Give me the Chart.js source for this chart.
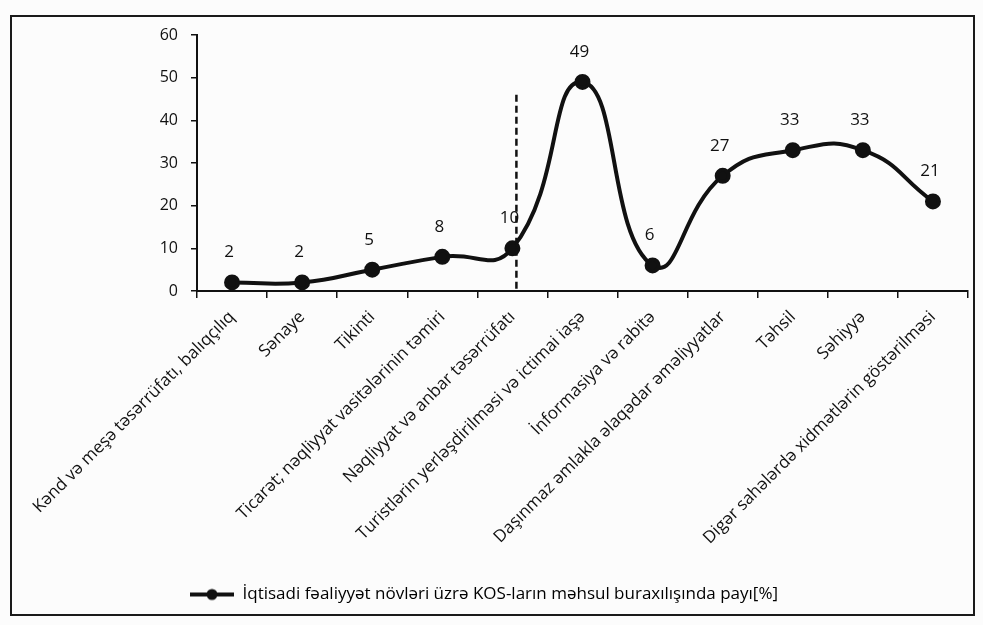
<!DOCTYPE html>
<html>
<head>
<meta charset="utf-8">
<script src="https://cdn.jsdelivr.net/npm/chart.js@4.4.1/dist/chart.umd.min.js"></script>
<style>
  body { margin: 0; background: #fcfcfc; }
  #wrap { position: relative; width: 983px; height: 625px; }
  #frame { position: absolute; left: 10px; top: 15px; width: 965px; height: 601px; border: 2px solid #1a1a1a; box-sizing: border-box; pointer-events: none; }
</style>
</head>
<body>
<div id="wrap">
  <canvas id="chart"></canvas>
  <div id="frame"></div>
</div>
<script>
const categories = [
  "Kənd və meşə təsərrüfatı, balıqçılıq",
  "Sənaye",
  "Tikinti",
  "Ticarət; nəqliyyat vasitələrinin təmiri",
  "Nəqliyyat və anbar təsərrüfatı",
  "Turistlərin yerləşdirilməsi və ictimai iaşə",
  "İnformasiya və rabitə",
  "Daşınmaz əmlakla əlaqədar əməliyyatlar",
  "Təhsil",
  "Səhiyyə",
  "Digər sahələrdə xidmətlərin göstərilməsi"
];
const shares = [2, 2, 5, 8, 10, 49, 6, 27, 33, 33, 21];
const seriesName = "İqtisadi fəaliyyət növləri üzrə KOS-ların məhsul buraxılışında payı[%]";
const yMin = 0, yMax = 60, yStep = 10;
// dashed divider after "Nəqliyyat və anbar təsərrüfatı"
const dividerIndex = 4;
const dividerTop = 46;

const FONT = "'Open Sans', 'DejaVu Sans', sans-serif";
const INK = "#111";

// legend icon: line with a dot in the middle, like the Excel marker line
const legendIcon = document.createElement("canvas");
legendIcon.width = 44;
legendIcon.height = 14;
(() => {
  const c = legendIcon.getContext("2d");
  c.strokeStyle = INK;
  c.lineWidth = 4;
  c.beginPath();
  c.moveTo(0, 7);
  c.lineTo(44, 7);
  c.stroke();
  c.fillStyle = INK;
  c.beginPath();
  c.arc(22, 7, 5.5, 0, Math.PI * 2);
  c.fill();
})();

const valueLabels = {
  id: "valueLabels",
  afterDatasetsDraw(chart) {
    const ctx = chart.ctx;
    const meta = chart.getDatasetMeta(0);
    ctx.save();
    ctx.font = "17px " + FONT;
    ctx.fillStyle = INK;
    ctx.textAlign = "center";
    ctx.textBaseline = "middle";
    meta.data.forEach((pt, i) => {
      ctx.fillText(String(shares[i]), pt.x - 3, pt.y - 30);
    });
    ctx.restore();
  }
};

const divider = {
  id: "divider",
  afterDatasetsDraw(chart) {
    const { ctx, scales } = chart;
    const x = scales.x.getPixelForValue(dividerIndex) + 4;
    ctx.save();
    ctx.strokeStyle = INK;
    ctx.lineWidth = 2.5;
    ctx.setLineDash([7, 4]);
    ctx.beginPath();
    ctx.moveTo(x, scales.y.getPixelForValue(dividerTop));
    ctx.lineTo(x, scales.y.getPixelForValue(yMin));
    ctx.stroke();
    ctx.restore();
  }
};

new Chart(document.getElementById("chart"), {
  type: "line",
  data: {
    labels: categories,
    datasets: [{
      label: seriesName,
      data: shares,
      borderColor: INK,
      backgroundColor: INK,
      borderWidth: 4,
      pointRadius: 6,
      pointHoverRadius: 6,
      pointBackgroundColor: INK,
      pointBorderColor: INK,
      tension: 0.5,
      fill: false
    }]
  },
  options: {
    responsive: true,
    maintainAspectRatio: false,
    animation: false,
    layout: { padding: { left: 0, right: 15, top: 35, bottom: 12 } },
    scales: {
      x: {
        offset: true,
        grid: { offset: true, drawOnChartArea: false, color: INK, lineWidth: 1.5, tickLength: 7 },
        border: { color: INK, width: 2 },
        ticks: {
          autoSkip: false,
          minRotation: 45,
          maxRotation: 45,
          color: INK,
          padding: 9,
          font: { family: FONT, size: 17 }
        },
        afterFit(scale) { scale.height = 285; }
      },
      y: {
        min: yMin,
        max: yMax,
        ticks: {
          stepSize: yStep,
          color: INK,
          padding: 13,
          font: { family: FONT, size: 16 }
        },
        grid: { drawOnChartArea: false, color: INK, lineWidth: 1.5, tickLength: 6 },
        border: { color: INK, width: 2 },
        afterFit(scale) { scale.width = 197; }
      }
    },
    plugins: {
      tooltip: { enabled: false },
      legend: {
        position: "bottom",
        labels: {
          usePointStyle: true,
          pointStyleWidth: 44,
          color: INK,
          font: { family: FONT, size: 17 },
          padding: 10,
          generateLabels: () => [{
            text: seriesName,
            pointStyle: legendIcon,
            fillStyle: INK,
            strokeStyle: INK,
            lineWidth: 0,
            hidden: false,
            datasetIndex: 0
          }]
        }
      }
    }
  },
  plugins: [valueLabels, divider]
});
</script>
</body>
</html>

• [WHAT IS REQUIRED]: Using the material above, return every line exactly as it appears, minus the pictures.

• [SOLVED EXERCISE]:
Give me the Chart.js source for this chart.
<!DOCTYPE html>
<html>
<head>
<meta charset="utf-8">
<script src="https://cdn.jsdelivr.net/npm/chart.js@4.4.1/dist/chart.umd.min.js"></script>
<style>
  body { margin: 0; background: #fcfcfc; }
  #wrap { position: relative; width: 983px; height: 625px; }
  #frame { position: absolute; left: 10px; top: 15px; width: 965px; height: 601px; border: 2px solid #1a1a1a; box-sizing: border-box; pointer-events: none; }
</style>
</head>
<body>
<div id="wrap">
  <canvas id="chart"></canvas>
  <div id="frame"></div>
</div>
<script>
const categories = [
  "Kənd və meşə təsərrüfatı, balıqçılıq",
  "Sənaye",
  "Tikinti",
  "Ticarət; nəqliyyat vasitələrinin təmiri",
  "Nəqliyyat və anbar təsərrüfatı",
  "Turistlərin yerləşdirilməsi və ictimai iaşə",
  "İnformasiya və rabitə",
  "Daşınmaz əmlakla əlaqədar əməliyyatlar",
  "Təhsil",
  "Səhiyyə",
  "Digər sahələrdə xidmətlərin göstərilməsi"
];
const shares = [2, 2, 5, 8, 10, 49, 6, 27, 33, 33, 21];
const seriesName = "İqtisadi fəaliyyət növləri üzrə KOS-ların məhsul buraxılışında payı[%]";
const yMin = 0, yMax = 60, yStep = 10;
// dashed divider after "Nəqliyyat və anbar təsərrüfatı"
const dividerIndex = 4;
const dividerTop = 46;

const FONT = "'Open Sans', 'DejaVu Sans', sans-serif";
const INK = "#111";

// legend icon: line with a dot in the middle, like the Excel marker line
const legendIcon = document.createElement("canvas");
legendIcon.width = 44;
legendIcon.height = 14;
(() => {
  const c = legendIcon.getContext("2d");
  c.strokeStyle = INK;
  c.lineWidth = 4;
  c.beginPath();
  c.moveTo(0, 7);
  c.lineTo(44, 7);
  c.stroke();
  c.fillStyle = INK;
  c.beginPath();
  c.arc(22, 7, 5.5, 0, Math.PI * 2);
  c.fill();
})();

const valueLabels = {
  id: "valueLabels",
  afterDatasetsDraw(chart) {
    const ctx = chart.ctx;
    const meta = chart.getDatasetMeta(0);
    ctx.save();
    ctx.font = "17px " + FONT;
    ctx.fillStyle = INK;
    ctx.textAlign = "center";
    ctx.textBaseline = "middle";
    meta.data.forEach((pt, i) => {
      ctx.fillText(String(shares[i]), pt.x - 3, pt.y - 30);
    });
    ctx.restore();
  }
};

const divider = {
  id: "divider",
  afterDatasetsDraw(chart) {
    const { ctx, scales } = chart;
    const x = scales.x.getPixelForValue(dividerIndex) + 4;
    ctx.save();
    ctx.strokeStyle = INK;
    ctx.lineWidth = 2.5;
    ctx.setLineDash([7, 4]);
    ctx.beginPath();
    ctx.moveTo(x, scales.y.getPixelForValue(dividerTop));
    ctx.lineTo(x, scales.y.getPixelForValue(yMin));
    ctx.stroke();
    ctx.restore();
  }
};

new Chart(document.getElementById("chart"), {
  type: "line",
  data: {
    labels: categories,
    datasets: [{
      label: seriesName,
      data: shares,
      borderColor: INK,
      backgroundColor: INK,
      borderWidth: 4,
      pointRadius: 6,
      pointHoverRadius: 6,
      pointBackgroundColor: INK,
      pointBorderColor: INK,
      tension: 0.5,
      fill: false
    }]
  },
  options: {
    responsive: true,
    maintainAspectRatio: false,
    animation: false,
    layout: { padding: { left: 0, right: 15, top: 35, bottom: 12 } },
    scales: {
      x: {
        offset: true,
        grid: { offset: true, drawOnChartArea: false, color: INK, lineWidth: 1.5, tickLength: 7 },
        border: { color: INK, width: 2 },
        ticks: {
          autoSkip: false,
          minRotation: 45,
          maxRotation: 45,
          color: INK,
          padding: 9,
          font: { family: FONT, size: 17 }
        },
        afterFit(scale) { scale.height = 285; }
      },
      y: {
        min: yMin,
        max: yMax,
        ticks: {
          stepSize: yStep,
          color: INK,
          padding: 13,
          font: { family: FONT, size: 16 }
        },
        grid: { drawOnChartArea: false, color: INK, lineWidth: 1.5, tickLength: 6 },
        border: { color: INK, width: 2 },
        afterFit(scale) { scale.width = 197; }
      }
    },
    plugins: {
      tooltip: { enabled: false },
      legend: {
        position: "bottom",
        labels: {
          usePointStyle: true,
          pointStyleWidth: 44,
          color: INK,
          font: { family: FONT, size: 17 },
          padding: 10,
          generateLabels: () => [{
            text: seriesName,
            pointStyle: legendIcon,
            fillStyle: INK,
            strokeStyle: INK,
            lineWidth: 0,
            hidden: false,
            datasetIndex: 0
          }]
        }
      }
    }
  },
  plugins: [valueLabels, divider]
});
</script>
</body>
</html>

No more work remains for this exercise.